»»
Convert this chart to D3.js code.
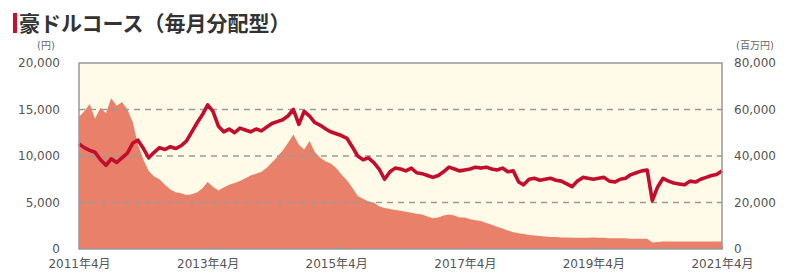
<!DOCTYPE html>
<html>
<head>
<meta charset="utf-8">
<script src="https://cdn.jsdelivr.net/npm/d3@7"></script>
<style>
  body { margin: 0; background: #fff; }
  svg text { font-family: "DejaVu Sans", "Noto Sans CJK JP", sans-serif; }
  .title { font-family: "Noto Sans CJK JP", sans-serif; }
</style>
</head>
<body>
<div id="chart"></div>
<script>
// monthly points, 2011/4 .. 2021/4
var startMonth = new Date(2011, 3, 1);

// 基準価額 (円)
var nav = [
  11300, 10900, 10600, 10400, 9600, 9000, 9700, 9300, 9800, 10300,
  11400, 11700, 10800, 9800, 10400, 10900, 10700, 11000, 10800, 11100,
  11600, 12600, 13600, 14400, 15500, 14800, 13200, 12600, 12900, 12500,
  13000, 12800, 12600, 12900, 12700, 13100, 13500, 13700, 13900, 14300,
  15000, 13400, 14800, 14300, 13600, 13300, 12900, 12600, 12400, 12200,
  11900, 11000, 10000, 9600, 9800, 9300, 8600, 7500, 8300, 8700,
  8600, 8400, 8700, 8200, 8100, 7900, 7700, 7900, 8300, 8800,
  8600, 8400, 8500, 8600, 8800, 8700, 8800, 8600, 8500, 8700,
  8300, 8400, 7200, 6900, 7500, 7600, 7400, 7500, 7600, 7400,
  7300, 7000, 6700, 7300, 7700, 7600, 7500, 7600, 7700, 7300,
  7200, 7500, 7600, 8000, 8200, 8400, 8500, 5200, 6700, 7600,
  7300, 7100, 7000, 6900, 7300, 7200, 7500, 7700, 7900, 8000,
  8400
];

// 純資産総額 (百万円)
var assets = [
  56800, 59200, 62400, 56000, 60800, 58400, 64800, 61600, 63200, 60000,
  54400, 44800, 38400, 33600, 31200, 30000, 27600, 25600, 24400, 24000,
  23200, 23600, 24400, 26000, 28800, 26800, 25200, 26400, 27600, 28400,
  29200, 30400, 31600, 32400, 33200, 34800, 37200, 39600, 42400, 45600,
  49200, 44800, 42800, 46400, 41600, 39200, 37600, 36800, 34800, 32000,
  29600, 26400, 22800, 21600, 20400, 20000, 18400, 17600, 17200, 16800,
  16400, 16000, 15600, 15200, 14800, 14000, 13200, 13600, 14400, 14800,
  14400, 13600, 13600, 12800, 12400, 12000, 11200, 10400, 9600, 8800,
  8000, 7200, 6800, 6400, 6000, 5800, 5600, 5400, 5200, 5200,
  5000, 5000, 4800, 4800, 4800, 4800, 5000, 4800, 4800, 4600,
  4600, 4600, 4600, 4400, 4400, 4400, 4400, 2800, 3000, 3200,
  3200, 3200, 3200, 3200, 3200, 3200, 3200, 3200, 3200, 3200,
  3200
];

var leftTicks = [0, 5000, 10000, 15000, 20000];
var rightTicks = [0, 20000, 40000, 60000, 80000];
var xTickLabels = ["2011年4月", "2013年4月", "2015年4月", "2017年4月", "2019年4月", "2021年4月"];
var title = "豪ドルコース（毎月分配型）";

var W = 787, H = 279;
var margin = { left: 79, right: 65, top: 63, bottom: 30 };
var pw = W - margin.left - margin.right;
var ph = H - margin.top - margin.bottom;

var data = nav.map(function(v, i) {
  return { date: d3.timeMonth.offset(startMonth, i), nav: v, assets: assets[i] };
});

var x = d3.scaleTime()
  .domain([startMonth, d3.timeMonth.offset(startMonth, nav.length - 1)])
  .range([0, pw]);
var yL = d3.scaleLinear().domain([0, 20000]).range([ph, 0]);
var yR = d3.scaleLinear().domain([0, 80000]).range([ph, 0]);

var svg = d3.select("#chart").append("svg")
  .attr("width", W).attr("height", H);

// title
svg.append("rect").attr("x", 13).attr("y", 13).attr("width", 4).attr("height", 20).attr("fill", "#c8102e");
svg.append("text").attr("class", "title").attr("x", 19).attr("y", 31)
  .attr("font-size", 21).attr("font-weight", "bold").attr("fill", "#333")
  .text(title);

var g = svg.append("g").attr("transform", "translate(" + margin.left + "," + margin.top + ")");

g.append("rect").attr("width", pw).attr("height", ph).attr("fill", "#fffbe8");

// area (right axis)
g.append("path").datum(data)
  .attr("fill", "#e8806a")
  .attr("d", d3.area().x(function(d) { return x(d.date); })
    .y0(ph).y1(function(d) { return yR(d.assets); }));

// grid
g.selectAll(".grid").data(leftTicks.filter(function(t) { return t > 0 && t < 20000; }))
  .enter().append("line")
  .attr("x1", 0).attr("x2", pw)
  .attr("y1", function(d) { return yL(d); }).attr("y2", function(d) { return yL(d); })
  .attr("stroke", "#9a9a9a").attr("stroke-width", 1.3).attr("stroke-dasharray", "6,5");

// nav line
g.append("path").datum(data)
  .attr("fill", "none").attr("stroke", "#c30d2c").attr("stroke-width", 3.6)
  .attr("stroke-linejoin", "round")
  .attr("d", d3.line().x(function(d) { return x(d.date); }).y(function(d) { return yL(d.nav); }));

// frame
g.append("rect").attr("width", pw).attr("height", ph)
  .attr("fill", "none").attr("stroke", "#999").attr("stroke-width", 1.5);

// axes
var axisL = d3.axisLeft(yL).tickValues(leftTicks).tickSize(0).tickPadding(19).tickFormat(d3.format(","));
var axisR = d3.axisRight(yR).tickValues(rightTicks).tickSize(0).tickPadding(12).tickFormat(d3.format(","));
var xTickDates = xTickLabels.map(function(s, i) { return d3.timeYear.offset(startMonth, i * 2); });
var axisB = d3.axisBottom(x).tickValues(xTickDates).tickSize(-3).tickPadding(10)
  .tickFormat(function(d, i) { return xTickLabels[i]; });

[g.append("g").call(axisL),
 g.append("g").attr("transform", "translate(" + pw + ",0)").call(axisR),
 g.append("g").attr("transform", "translate(0," + ph + ")").call(axisB)
].forEach(function(a) {
  a.select(".domain").remove();
  a.selectAll("text").attr("fill", "#555").attr("font-size", 12);
  a.selectAll(".tick line").attr("stroke", "#999");
});

svg.append("text").attr("x", 46).attr("y", 49).attr("text-anchor", "middle")
  .attr("font-size", 10).attr("fill", "#666").text("(円)");
svg.append("text").attr("x", 736).attr("y", 49)
  .attr("font-size", 10).attr("fill", "#666").text("(百万円)");
</script>
</body>
</html>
««
- DIRECTIONS FOR THIS TASK: Everything from the first line of the listing above through the line that contains "var startMonth = new Date(2011, 3, 1);" is to be restated word for word, minus the pictures.

- RESPONSE:
Convert this chart to D3.js code.
<!DOCTYPE html>
<html>
<head>
<meta charset="utf-8">
<script src="https://cdn.jsdelivr.net/npm/d3@7"></script>
<style>
  body { margin: 0; background: #fff; }
  svg text { font-family: "DejaVu Sans", "Noto Sans CJK JP", sans-serif; }
  .title { font-family: "Noto Sans CJK JP", sans-serif; }
</style>
</head>
<body>
<div id="chart"></div>
<script>
// monthly points, 2011/4 .. 2021/4
var startMonth = new Date(2011, 3, 1);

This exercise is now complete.